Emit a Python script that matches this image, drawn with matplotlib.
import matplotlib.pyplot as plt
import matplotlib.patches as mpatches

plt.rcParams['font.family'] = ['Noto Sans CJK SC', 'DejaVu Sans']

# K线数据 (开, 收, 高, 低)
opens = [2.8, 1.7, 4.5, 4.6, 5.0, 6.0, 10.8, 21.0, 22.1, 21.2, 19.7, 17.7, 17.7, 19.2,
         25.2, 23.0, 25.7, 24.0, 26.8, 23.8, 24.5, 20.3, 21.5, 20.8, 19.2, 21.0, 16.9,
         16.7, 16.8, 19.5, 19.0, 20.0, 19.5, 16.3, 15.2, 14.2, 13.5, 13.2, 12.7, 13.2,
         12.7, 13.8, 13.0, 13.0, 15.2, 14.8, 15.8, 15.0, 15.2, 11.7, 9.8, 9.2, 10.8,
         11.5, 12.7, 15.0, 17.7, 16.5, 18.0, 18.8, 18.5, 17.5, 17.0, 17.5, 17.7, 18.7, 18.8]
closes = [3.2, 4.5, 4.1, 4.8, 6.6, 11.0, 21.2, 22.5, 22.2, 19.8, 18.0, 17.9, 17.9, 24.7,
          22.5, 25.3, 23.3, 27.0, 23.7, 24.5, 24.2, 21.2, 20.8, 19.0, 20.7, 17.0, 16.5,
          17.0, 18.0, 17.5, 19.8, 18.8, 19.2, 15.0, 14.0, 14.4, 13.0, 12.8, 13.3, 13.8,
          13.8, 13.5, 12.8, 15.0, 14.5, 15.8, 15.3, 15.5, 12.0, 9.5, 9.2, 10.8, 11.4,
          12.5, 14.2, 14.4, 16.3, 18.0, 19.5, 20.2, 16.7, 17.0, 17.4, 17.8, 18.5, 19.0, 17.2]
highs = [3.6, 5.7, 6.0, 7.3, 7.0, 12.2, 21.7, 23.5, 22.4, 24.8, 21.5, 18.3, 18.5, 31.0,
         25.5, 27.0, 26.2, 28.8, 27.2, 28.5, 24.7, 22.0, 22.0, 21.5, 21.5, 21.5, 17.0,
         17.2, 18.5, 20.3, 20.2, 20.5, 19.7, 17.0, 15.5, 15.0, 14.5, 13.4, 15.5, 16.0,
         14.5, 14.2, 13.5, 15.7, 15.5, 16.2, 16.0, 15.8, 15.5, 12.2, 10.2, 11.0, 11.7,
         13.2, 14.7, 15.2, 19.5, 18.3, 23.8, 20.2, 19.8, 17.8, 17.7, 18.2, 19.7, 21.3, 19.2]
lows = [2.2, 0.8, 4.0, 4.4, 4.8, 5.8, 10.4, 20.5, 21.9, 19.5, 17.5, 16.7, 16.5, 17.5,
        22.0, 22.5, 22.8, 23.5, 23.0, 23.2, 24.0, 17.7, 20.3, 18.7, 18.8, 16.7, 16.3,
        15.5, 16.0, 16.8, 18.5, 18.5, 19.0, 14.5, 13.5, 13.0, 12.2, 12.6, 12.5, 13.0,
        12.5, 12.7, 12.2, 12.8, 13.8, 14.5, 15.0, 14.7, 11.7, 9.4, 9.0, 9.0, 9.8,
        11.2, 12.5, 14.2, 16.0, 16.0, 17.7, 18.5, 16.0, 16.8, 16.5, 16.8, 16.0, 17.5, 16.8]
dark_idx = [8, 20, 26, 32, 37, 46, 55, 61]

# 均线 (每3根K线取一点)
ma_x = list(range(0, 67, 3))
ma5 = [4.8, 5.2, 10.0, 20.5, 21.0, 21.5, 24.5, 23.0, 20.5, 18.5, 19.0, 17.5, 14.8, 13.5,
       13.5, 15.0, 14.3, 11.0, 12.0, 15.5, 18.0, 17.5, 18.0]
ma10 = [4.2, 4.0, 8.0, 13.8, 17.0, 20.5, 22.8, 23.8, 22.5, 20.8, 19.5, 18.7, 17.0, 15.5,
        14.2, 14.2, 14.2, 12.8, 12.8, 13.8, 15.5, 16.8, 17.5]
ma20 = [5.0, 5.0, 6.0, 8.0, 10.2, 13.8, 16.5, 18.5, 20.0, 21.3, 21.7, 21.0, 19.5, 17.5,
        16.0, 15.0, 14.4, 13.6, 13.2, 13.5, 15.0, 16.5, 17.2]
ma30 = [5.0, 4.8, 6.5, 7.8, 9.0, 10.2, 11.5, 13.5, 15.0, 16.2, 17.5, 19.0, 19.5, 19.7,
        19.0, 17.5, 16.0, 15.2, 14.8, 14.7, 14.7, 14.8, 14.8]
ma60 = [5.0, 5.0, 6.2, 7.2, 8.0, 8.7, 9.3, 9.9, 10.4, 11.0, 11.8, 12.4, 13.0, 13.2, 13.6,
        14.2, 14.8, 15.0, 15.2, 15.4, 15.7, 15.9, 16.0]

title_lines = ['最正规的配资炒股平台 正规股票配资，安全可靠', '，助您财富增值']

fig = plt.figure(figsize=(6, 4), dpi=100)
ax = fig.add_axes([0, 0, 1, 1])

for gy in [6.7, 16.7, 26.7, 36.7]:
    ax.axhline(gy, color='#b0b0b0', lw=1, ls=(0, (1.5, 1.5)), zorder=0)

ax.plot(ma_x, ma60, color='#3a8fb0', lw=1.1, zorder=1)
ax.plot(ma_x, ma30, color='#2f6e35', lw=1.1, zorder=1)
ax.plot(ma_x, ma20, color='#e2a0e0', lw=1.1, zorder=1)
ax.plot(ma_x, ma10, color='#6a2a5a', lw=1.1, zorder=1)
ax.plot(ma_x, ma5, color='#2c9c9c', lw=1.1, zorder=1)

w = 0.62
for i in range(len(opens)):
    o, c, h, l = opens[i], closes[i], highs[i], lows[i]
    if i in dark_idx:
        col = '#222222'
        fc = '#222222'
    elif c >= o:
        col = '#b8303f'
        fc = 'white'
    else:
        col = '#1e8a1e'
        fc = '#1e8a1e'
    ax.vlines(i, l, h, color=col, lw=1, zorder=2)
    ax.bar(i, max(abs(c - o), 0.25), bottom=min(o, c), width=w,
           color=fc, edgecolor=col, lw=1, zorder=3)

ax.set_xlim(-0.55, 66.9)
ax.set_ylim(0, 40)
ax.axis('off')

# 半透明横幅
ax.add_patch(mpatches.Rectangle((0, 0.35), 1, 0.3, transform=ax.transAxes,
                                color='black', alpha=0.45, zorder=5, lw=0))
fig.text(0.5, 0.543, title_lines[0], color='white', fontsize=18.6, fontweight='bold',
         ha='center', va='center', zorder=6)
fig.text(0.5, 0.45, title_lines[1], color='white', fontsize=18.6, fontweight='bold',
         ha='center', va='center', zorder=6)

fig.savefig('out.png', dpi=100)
---
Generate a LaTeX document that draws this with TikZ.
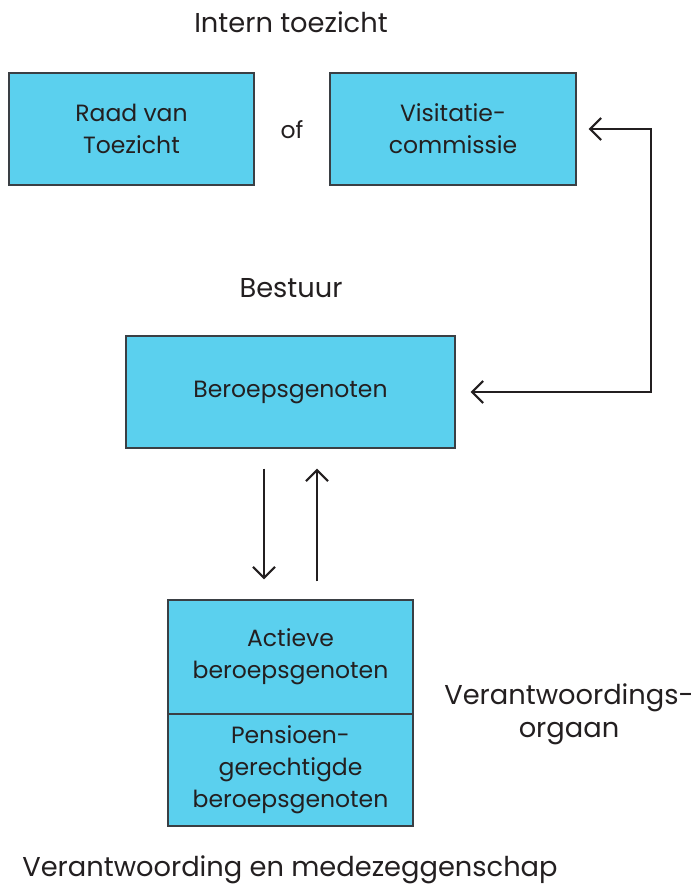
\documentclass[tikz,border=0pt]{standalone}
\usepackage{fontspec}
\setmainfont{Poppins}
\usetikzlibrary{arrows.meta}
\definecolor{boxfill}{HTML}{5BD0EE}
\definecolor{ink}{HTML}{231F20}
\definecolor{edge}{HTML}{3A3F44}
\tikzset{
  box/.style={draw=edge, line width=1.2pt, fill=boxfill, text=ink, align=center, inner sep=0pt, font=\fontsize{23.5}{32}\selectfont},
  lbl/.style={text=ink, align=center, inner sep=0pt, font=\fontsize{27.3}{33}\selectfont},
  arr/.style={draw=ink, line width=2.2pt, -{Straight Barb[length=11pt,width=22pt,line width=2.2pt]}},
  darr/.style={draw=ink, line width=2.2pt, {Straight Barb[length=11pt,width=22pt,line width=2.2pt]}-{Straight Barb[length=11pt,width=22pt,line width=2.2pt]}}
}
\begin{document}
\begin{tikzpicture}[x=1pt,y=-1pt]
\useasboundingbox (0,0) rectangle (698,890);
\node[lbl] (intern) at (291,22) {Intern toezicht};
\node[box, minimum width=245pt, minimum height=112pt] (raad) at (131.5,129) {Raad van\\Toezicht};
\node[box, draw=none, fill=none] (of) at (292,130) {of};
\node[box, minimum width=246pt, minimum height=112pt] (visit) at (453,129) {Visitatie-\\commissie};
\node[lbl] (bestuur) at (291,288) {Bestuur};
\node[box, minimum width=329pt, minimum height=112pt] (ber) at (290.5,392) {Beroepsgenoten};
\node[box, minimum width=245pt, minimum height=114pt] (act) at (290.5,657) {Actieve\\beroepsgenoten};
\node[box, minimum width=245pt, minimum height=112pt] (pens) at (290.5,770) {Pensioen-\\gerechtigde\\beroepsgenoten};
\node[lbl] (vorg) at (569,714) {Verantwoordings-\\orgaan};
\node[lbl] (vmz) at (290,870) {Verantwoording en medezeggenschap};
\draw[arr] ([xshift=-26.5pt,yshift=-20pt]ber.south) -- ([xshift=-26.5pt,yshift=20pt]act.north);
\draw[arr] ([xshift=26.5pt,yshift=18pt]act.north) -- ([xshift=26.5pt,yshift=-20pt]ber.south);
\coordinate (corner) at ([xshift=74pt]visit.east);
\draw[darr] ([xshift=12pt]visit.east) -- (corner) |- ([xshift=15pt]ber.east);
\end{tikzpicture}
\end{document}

Request: Go through the listing above and work out how many lines contain the string "that". Reply with the number alone.

Written response: 2